**Task to complete**
Retype the data that follows line by line, exactly, and leave its pictures out.
>>>>
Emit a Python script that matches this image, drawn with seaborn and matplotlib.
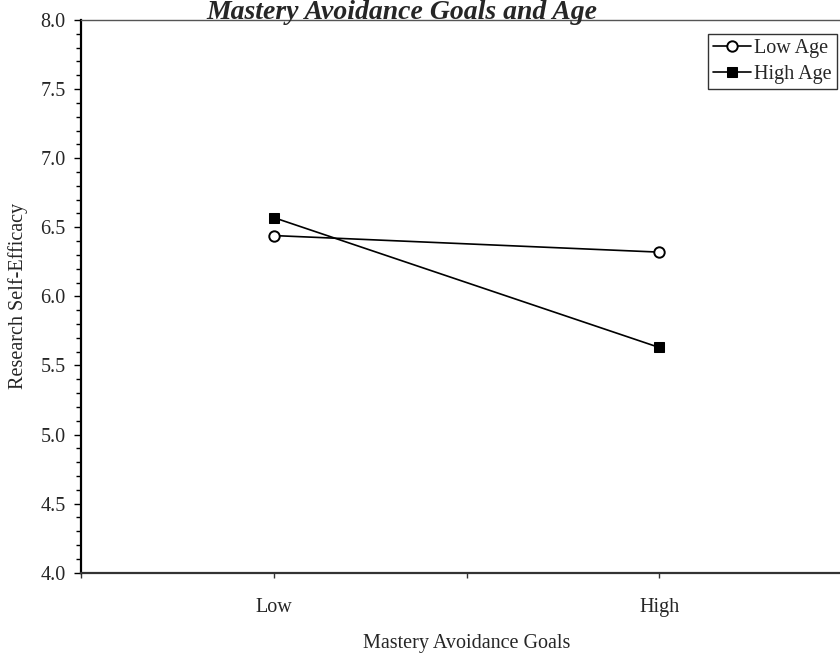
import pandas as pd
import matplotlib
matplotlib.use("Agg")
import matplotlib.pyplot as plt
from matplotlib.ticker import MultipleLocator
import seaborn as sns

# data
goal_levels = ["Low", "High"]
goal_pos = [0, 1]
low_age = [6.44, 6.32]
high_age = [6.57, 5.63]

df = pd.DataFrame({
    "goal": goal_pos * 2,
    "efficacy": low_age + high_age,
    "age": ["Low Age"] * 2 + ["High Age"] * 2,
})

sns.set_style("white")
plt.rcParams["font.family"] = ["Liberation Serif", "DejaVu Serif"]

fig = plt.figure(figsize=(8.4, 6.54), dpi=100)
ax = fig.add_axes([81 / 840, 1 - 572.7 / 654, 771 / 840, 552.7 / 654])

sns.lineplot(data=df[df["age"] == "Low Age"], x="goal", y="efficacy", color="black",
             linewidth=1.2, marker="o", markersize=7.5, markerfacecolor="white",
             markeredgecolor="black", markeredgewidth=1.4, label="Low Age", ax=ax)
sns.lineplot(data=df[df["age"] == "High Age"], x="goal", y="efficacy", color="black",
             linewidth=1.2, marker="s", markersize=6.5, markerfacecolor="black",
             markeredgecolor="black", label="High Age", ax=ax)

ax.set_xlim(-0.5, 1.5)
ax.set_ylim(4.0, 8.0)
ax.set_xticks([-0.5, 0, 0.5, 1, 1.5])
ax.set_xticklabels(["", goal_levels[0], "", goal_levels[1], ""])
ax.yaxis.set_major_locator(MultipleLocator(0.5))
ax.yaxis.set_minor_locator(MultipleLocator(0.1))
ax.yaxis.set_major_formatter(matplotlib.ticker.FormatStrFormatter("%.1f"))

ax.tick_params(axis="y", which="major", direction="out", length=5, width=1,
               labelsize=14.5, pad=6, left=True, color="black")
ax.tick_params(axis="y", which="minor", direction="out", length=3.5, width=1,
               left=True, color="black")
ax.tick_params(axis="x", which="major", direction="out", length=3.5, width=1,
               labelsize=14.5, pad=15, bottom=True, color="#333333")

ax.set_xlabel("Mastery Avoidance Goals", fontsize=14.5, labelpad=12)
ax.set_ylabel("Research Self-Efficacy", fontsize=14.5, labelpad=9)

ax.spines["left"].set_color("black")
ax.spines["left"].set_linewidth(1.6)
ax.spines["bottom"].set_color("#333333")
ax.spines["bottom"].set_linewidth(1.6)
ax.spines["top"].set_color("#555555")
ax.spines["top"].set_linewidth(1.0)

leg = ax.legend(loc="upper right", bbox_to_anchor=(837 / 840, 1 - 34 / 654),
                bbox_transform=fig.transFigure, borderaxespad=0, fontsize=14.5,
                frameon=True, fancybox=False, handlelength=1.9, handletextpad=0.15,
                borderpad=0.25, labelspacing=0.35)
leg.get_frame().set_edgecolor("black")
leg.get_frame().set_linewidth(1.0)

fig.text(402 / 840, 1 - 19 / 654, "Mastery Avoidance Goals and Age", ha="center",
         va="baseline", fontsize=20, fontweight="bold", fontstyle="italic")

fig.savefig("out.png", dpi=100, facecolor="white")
<<<<
**Task result**
Emit a Python script that matches this image, drawn with seaborn and matplotlib.
import pandas as pd
import matplotlib
matplotlib.use("Agg")
import matplotlib.pyplot as plt
from matplotlib.ticker import MultipleLocator
import seaborn as sns

# data
goal_levels = ["Low", "High"]
goal_pos = [0, 1]
low_age = [6.44, 6.32]
high_age = [6.57, 5.63]

df = pd.DataFrame({
    "goal": goal_pos * 2,
    "efficacy": low_age + high_age,
    "age": ["Low Age"] * 2 + ["High Age"] * 2,
})

sns.set_style("white")
plt.rcParams["font.family"] = ["Liberation Serif", "DejaVu Serif"]

fig = plt.figure(figsize=(8.4, 6.54), dpi=100)
ax = fig.add_axes([81 / 840, 1 - 572.7 / 654, 771 / 840, 552.7 / 654])

sns.lineplot(data=df[df["age"] == "Low Age"], x="goal", y="efficacy", color="black",
             linewidth=1.2, marker="o", markersize=7.5, markerfacecolor="white",
             markeredgecolor="black", markeredgewidth=1.4, label="Low Age", ax=ax)
sns.lineplot(data=df[df["age"] == "High Age"], x="goal", y="efficacy", color="black",
             linewidth=1.2, marker="s", markersize=6.5, markerfacecolor="black",
             markeredgecolor="black", label="High Age", ax=ax)

ax.set_xlim(-0.5, 1.5)
ax.set_ylim(4.0, 8.0)
ax.set_xticks([-0.5, 0, 0.5, 1, 1.5])
ax.set_xticklabels(["", goal_levels[0], "", goal_levels[1], ""])
ax.yaxis.set_major_locator(MultipleLocator(0.5))
ax.yaxis.set_minor_locator(MultipleLocator(0.1))
ax.yaxis.set_major_formatter(matplotlib.ticker.FormatStrFormatter("%.1f"))

ax.tick_params(axis="y", which="major", direction="out", length=5, width=1,
               labelsize=14.5, pad=6, left=True, color="black")
ax.tick_params(axis="y", which="minor", direction="out", length=3.5, width=1,
               left=True, color="black")
ax.tick_params(axis="x", which="major", direction="out", length=3.5, width=1,
               labelsize=14.5, pad=15, bottom=True, color="#333333")

ax.set_xlabel("Mastery Avoidance Goals", fontsize=14.5, labelpad=12)
ax.set_ylabel("Research Self-Efficacy", fontsize=14.5, labelpad=9)

ax.spines["left"].set_color("black")
ax.spines["left"].set_linewidth(1.6)
ax.spines["bottom"].set_color("#333333")
ax.spines["bottom"].set_linewidth(1.6)
ax.spines["top"].set_color("#555555")
ax.spines["top"].set_linewidth(1.0)

leg = ax.legend(loc="upper right", bbox_to_anchor=(837 / 840, 1 - 34 / 654),
                bbox_transform=fig.transFigure, borderaxespad=0, fontsize=14.5,
                frameon=True, fancybox=False, handlelength=1.9, handletextpad=0.15,
                borderpad=0.25, labelspacing=0.35)
leg.get_frame().set_edgecolor("black")
leg.get_frame().set_linewidth(1.0)

fig.text(402 / 840, 1 - 19 / 654, "Mastery Avoidance Goals and Age", ha="center",
         va="baseline", fontsize=20, fontweight="bold", fontstyle="italic")

fig.savefig("out.png", dpi=100, facecolor="white")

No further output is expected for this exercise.